Print exactly the lines from the first one down to the line containing "27600, 29800, 30600];", both ends included, with no pictures and nothing else.

— START Data block —

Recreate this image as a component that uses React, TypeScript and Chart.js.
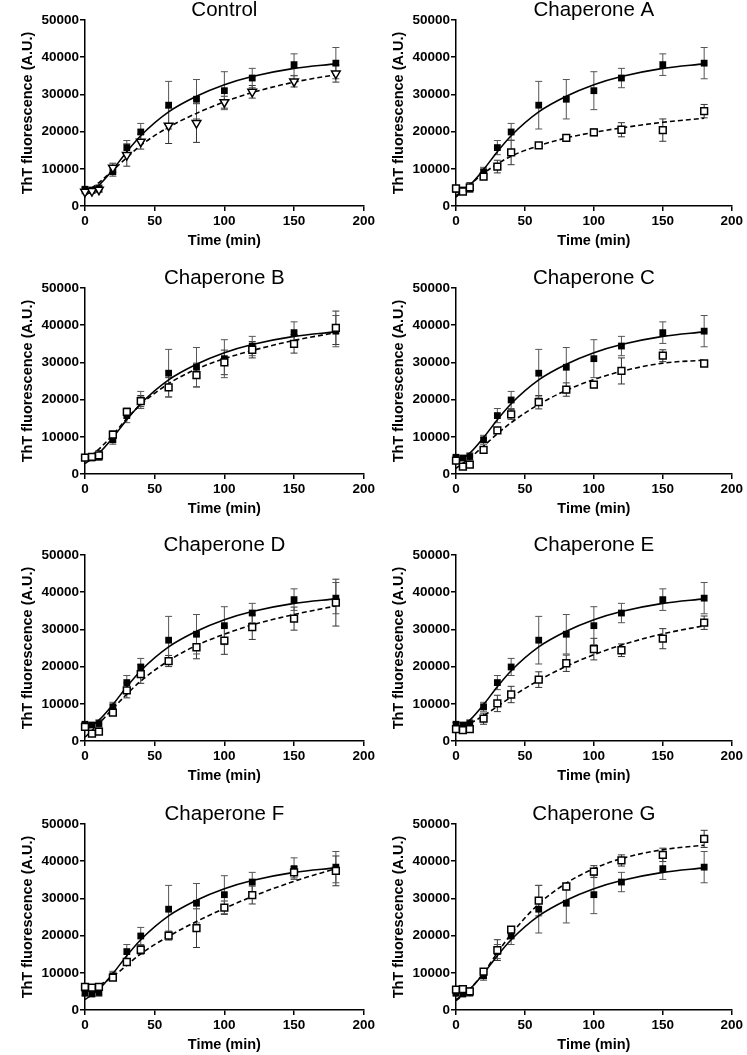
import React, { useEffect, useRef } from "react";
import { Chart, registerables } from "chart.js";

Chart.register(...registerables);

// ---- data -------------------------------------------------------------
const TIMES = [0, 5, 10, 20, 30, 40, 60, 80, 100, 120, 150, 180];
const FIT_TIMES = [0, 10, 20, 30, 40, 60, 80, 100, 120, 150, 180];

const TITLES = [
  "Control",
  "Chaperone A",
  "Chaperone B",
  "Chaperone C",
  "Chaperone D",
  "Chaperone E",
  "Chaperone F",
  "Chaperone G",
];

// filled squares (control), identical in every panel
const CTRL_MEAN = [4500, 4300, 4700, 9200, 15700, 19900, 27100, 28700, 31000, 34400, 38000, 38400];
const CTRL_SD = [500, 600, 1000, 1200, 1900, 2300, 6400, 5300, 5100, 2600, 2900, 4200];
const CTRL_FIT = [2800, 5600, 9800, 14600, 18900, 25300, 29500, 32600, 34800, 37000, 38200];

// open markers per panel
const CONTROL2_MEAN = [3800, 4000, 4400, 10300, 13700, 17300, 21600, 22300, 27900, 30700, 33500, 35600];
const CONTROL2_SD = [500, 600, 700, 1200, 3000, 2000, 4800, 5200, 1600, 1700, 1500, 2300];
const CONTROL2_FIT = [3500, 6300, 9600, 13000, 16300, 21200, 24900, 28000, 30500, 33300, 35300];

const A_MEAN = [4700, 3900, 5000, 7900, 10600, 14400, 16300, 18300, 19800, 20500, 20400, 25500];
const A_SD = [700, 800, 1300, 800, 1700, 3300, 700, 500, 900, 1900, 3000, 1800];
const A_FIT = [2400, 5700, 8800, 11300, 13400, 16200, 18300, 19800, 21000, 22500, 23600];

const B_MEAN = [4400, 4600, 5000, 10600, 16700, 19600, 23300, 26600, 30000, 33400, 35000, 39300];
const B_SD = [600, 800, 1300, 1000, 1000, 1500, 2600, 3200, 3300, 2200, 2500, 4500];
const B_FIT = [3500, 6700, 10500, 14900, 18700, 24300, 28200, 31000, 33200, 35900, 38000];

const C_MEAN = [3600, 2000, 2500, 6500, 11700, 16000, 19300, 22700, 24000, 27700, 31800, 29700];
const C_SD = [500, 500, 700, 700, 800, 1300, 1800, 1800, 800, 3500, 1600, 700];
const C_FIT = [1500, 4300, 7500, 10800, 13800, 18700, 22500, 25400, 27600, 29800, 30600];

const D_MEAN = [3800, 2000, 2500, 7600, 13600, 18000, 21500, 25200, 27000, 30600, 32900, 37200];
const D_SD = [600, 500, 700, 700, 2000, 2500, 1500, 3100, 3700, 3300, 3100, 6300];
const D_FIT = [1000, 4700, 8700, 12600, 16100, 21600, 25700, 28700, 31200, 34000, 36300];

const E_MEAN = [3200, 2900, 3200, 6000, 10100, 12500, 16500, 20900, 24700, 24400, 27500, 31800];
const E_SD = [500, 500, 900, 1500, 2200, 2200, 2100, 2200, 2900, 1700, 2700, 1800];
const E_FIT = [3000, 4700, 6800, 9300, 11800, 16300, 20100, 23200, 25800, 28800, 31000];

const F_MEAN = [6200, 6000, 6200, 8700, 12900, 16200, 20000, 22000, 27500, 30900, 37000, 37400];
const F_SD = [500, 700, 800, 700, 800, 1200, 1200, 5200, 1800, 2400, 1500, 4000];
const F_FIT = [5200, 6600, 9000, 12000, 15100, 19800, 23800, 27300, 30500, 34600, 38000];

const G_MEAN = [5500, 5600, 5000, 10300, 16100, 21600, 29400, 33200, 37200, 40200, 41700, 46000];
const G_SD = [500, 600, 900, 800, 2800, 800, 4100, 600, 1600, 1500, 1800, 2300];
const G_FIT = [2500, 5600, 10000, 15400, 20400, 28500, 34100, 38000, 40700, 43100, 44300];

const OPEN_MEANS = [CONTROL2_MEAN, A_MEAN, B_MEAN, C_MEAN, D_MEAN, E_MEAN, F_MEAN, G_MEAN];
const OPEN_SDS = [CONTROL2_SD, A_SD, B_SD, C_SD, D_SD, E_SD, F_SD, G_SD];
const OPEN_FITS = [CONTROL2_FIT, A_FIT, B_FIT, C_FIT, D_FIT, E_FIT, F_FIT, G_FIT];

const X_TICKS = [0, 50, 100, 150, 200];
const Y_TICKS = [0, 10000, 20000, 30000, 40000, 50000];
const X_LABEL = "Time (min)";
const Y_LABEL = "ThT fluorescence (A.U.)";

// ---- layout -------------------------------------------------------------
const FONT = '"Liberation Sans", Arial, Helvetica, sans-serif';
const COL_LEFT = [0, 371];
const COL_WIDTH = [377, 374];
const ROW_TOP = [0, 268, 535, 804];
const CANVAS_H = 251;

const pts = (xs: number[], ys: number[]) => xs.map((x, i) => ({ x, y: ys[i] }));

const errorBars = {
  id: "errorBars",
  beforeDatasetsDraw(chart: any) {
    const { ctx } = chart;
    const yScale = chart.scales.y;
    chart.data.datasets.forEach((ds: any, i: number) => {
      if (!ds.errors) return;
      const meta = chart.getDatasetMeta(i);
      ctx.save();
      ctx.strokeStyle = ds.errorColor || "#555";
      ctx.lineWidth = 1;
      meta.data.forEach((el: any, j: number) => {
        const v = ds.data[j].y;
        const e = ds.errors[j];
        const yt = yScale.getPixelForValue(v + e);
        const yb = yScale.getPixelForValue(v - e);
        const x = el.x;
        ctx.beginPath();
        ctx.moveTo(x, yt);
        ctx.lineTo(x, yb);
        ctx.moveTo(x - 3.5, yt);
        ctx.lineTo(x + 3.5, yt);
        ctx.moveTo(x - 3.5, yb);
        ctx.lineTo(x + 3.5, yb);
        ctx.stroke();
      });
      ctx.restore();
    });
  },
};

const panelTitle = {
  id: "panelTitle",
  afterDraw(chart: any, _args: any, opts: any) {
    const { ctx, chartArea } = chart;
    ctx.save();
    ctx.font = `20.5px ${FONT}`;
    ctx.fillStyle = "#000";
    ctx.textAlign = "center";
    ctx.textBaseline = "alphabetic";
    ctx.fillText(opts.text, (chartArea.left + chartArea.right) / 2, chartArea.top - 4);
    ctx.restore();
  },
};

function Panel({ index }: { index: number }) {
  const ref = useRef<HTMLCanvasElement | null>(null);
  const col = index % 2;
  const row = Math.floor(index / 2);
  const width = COL_WIDTH[col];

  useEffect(() => {
    if (!ref.current) return;
    const isControl = index === 0;
    const tickFont = { family: FONT, size: 13.5, weight: "bold" as const };
    const titleFont = { family: FONT, size: 14.5, weight: "bold" as const };
    const chart = new Chart(ref.current, {
      type: "scatter",
      data: {
        datasets: [
          {
            data: pts(TIMES, OPEN_MEANS[index]),
            errors: OPEN_SDS[index],
            errorColor: "#333",
            pointStyle: isControl ? "triangle" : "rect",
            rotation: isControl ? 180 : 0,
            pointRadius: isControl ? 5 : 4.8,
            backgroundColor: "#fff",
            borderColor: "#000",
            borderWidth: 1.5,
            showLine: false,
            clip: false,
          } as any,
          {
            data: pts(TIMES, CTRL_MEAN),
            errors: CTRL_SD,
            errorColor: "#555",
            pointStyle: "rect",
            pointRadius: 4.8,
            backgroundColor: "#000",
            borderColor: "#000",
            borderWidth: 0,
            showLine: false,
            clip: false,
          } as any,
          {
            data: pts(FIT_TIMES, CTRL_FIT),
            showLine: true,
            pointRadius: 0,
            borderColor: "#000",
            borderWidth: 1.6,
            cubicInterpolationMode: "monotone",
            clip: false,
          } as any,
          {
            data: pts(FIT_TIMES, OPEN_FITS[index]),
            showLine: true,
            pointRadius: 0,
            borderColor: "#000",
            borderWidth: 1.6,
            borderDash: [5, 3],
            cubicInterpolationMode: "monotone",
            clip: false,
          } as any,
        ],
      },
      options: {
        responsive: false,
        animation: false,
        events: [],
        layout: { padding: { left: 0, right: 12, top: 20, bottom: 0 } },
        plugins: {
          legend: { display: false },
          tooltip: { enabled: false },
          panelTitle: { text: TITLES[index] },
        } as any,
        scales: {
          x: {
            type: "linear",
            min: 0,
            max: 200,
            afterFit: (s: any) => {
              s.height = 45;
            },
            afterBuildTicks: (s: any) => {
              s.ticks = X_TICKS.map((v) => ({ value: v }));
            },
            ticks: {
              color: "#000",
              font: tickFont,
              padding: 2,
              maxRotation: 0,
              callback: (v: any) => String(v),
            },
            grid: {
              display: true,
              drawOnChartArea: false,
              drawTicks: true,
              tickLength: 5,
              color: "#000",
              lineWidth: 1.5,
            },
            border: { display: true, color: "#000", width: 1.5 },
            title: {
              display: true,
              text: X_LABEL,
              color: "#000",
              font: titleFont,
              padding: { top: 0, bottom: 1 },
            },
          },
          y: {
            type: "linear",
            min: 0,
            max: 50000,
            afterFit: (s: any) => {
              s.width = 85;
            },
            afterBuildTicks: (s: any) => {
              s.ticks = Y_TICKS.map((v) => ({ value: v }));
            },
            ticks: {
              color: "#000",
              font: tickFont,
              padding: 1,
              callback: (v: any) => String(v),
            },
            grid: {
              display: true,
              drawOnChartArea: false,
              drawTicks: true,
              tickLength: 5,
              color: "#000",
              lineWidth: 1.5,
            },
            border: { display: true, color: "#000", width: 1.5 },
            title: {
              display: true,
              text: Y_LABEL,
              color: "#000",
              font: titleFont,
              padding: { top: 19, bottom: 0 },
            },
          },
        },
      } as any,
      plugins: [errorBars, panelTitle],
    });
    return () => chart.destroy();
  }, [index]);

  return (
    <canvas
      ref={ref}
      width={width}
      height={CANVAS_H}
      style={{
        position: "absolute",
        left: COL_LEFT[col],
        top: ROW_TOP[row],
        width,
        height: CANVAS_H,
      }}
    />
  );
}

export default function App() {
  return (
    <div
      style={{
        position: "absolute",
        left: 0,
        top: 0,
        width: 747,
        height: 1055,
        background: "#fff",
        overflow: "hidden",
      }}
    >
      {TITLES.map((_, i) => (
        <Panel key={i} index={i} />
      ))}
    </div>
  );
}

— END Data block —

Reply ::
Recreate this image as a component that uses React, TypeScript and Chart.js.
import React, { useEffect, useRef } from "react";
import { Chart, registerables } from "chart.js";

Chart.register(...registerables);

// ---- data -------------------------------------------------------------
const TIMES = [0, 5, 10, 20, 30, 40, 60, 80, 100, 120, 150, 180];
const FIT_TIMES = [0, 10, 20, 30, 40, 60, 80, 100, 120, 150, 180];

const TITLES = [
  "Control",
  "Chaperone A",
  "Chaperone B",
  "Chaperone C",
  "Chaperone D",
  "Chaperone E",
  "Chaperone F",
  "Chaperone G",
];

// filled squares (control), identical in every panel
const CTRL_MEAN = [4500, 4300, 4700, 9200, 15700, 19900, 27100, 28700, 31000, 34400, 38000, 38400];
const CTRL_SD = [500, 600, 1000, 1200, 1900, 2300, 6400, 5300, 5100, 2600, 2900, 4200];
const CTRL_FIT = [2800, 5600, 9800, 14600, 18900, 25300, 29500, 32600, 34800, 37000, 38200];

// open markers per panel
const CONTROL2_MEAN = [3800, 4000, 4400, 10300, 13700, 17300, 21600, 22300, 27900, 30700, 33500, 35600];
const CONTROL2_SD = [500, 600, 700, 1200, 3000, 2000, 4800, 5200, 1600, 1700, 1500, 2300];
const CONTROL2_FIT = [3500, 6300, 9600, 13000, 16300, 21200, 24900, 28000, 30500, 33300, 35300];

const A_MEAN = [4700, 3900, 5000, 7900, 10600, 14400, 16300, 18300, 19800, 20500, 20400, 25500];
const A_SD = [700, 800, 1300, 800, 1700, 3300, 700, 500, 900, 1900, 3000, 1800];
const A_FIT = [2400, 5700, 8800, 11300, 13400, 16200, 18300, 19800, 21000, 22500, 23600];

const B_MEAN = [4400, 4600, 5000, 10600, 16700, 19600, 23300, 26600, 30000, 33400, 35000, 39300];
const B_SD = [600, 800, 1300, 1000, 1000, 1500, 2600, 3200, 3300, 2200, 2500, 4500];
const B_FIT = [3500, 6700, 10500, 14900, 18700, 24300, 28200, 31000, 33200, 35900, 38000];

const C_MEAN = [3600, 2000, 2500, 6500, 11700, 16000, 19300, 22700, 24000, 27700, 31800, 29700];
const C_SD = [500, 500, 700, 700, 800, 1300, 1800, 1800, 800, 3500, 1600, 700];
const C_FIT = [1500, 4300, 7500, 10800, 13800, 18700, 22500, 25400, 27600, 29800, 30600];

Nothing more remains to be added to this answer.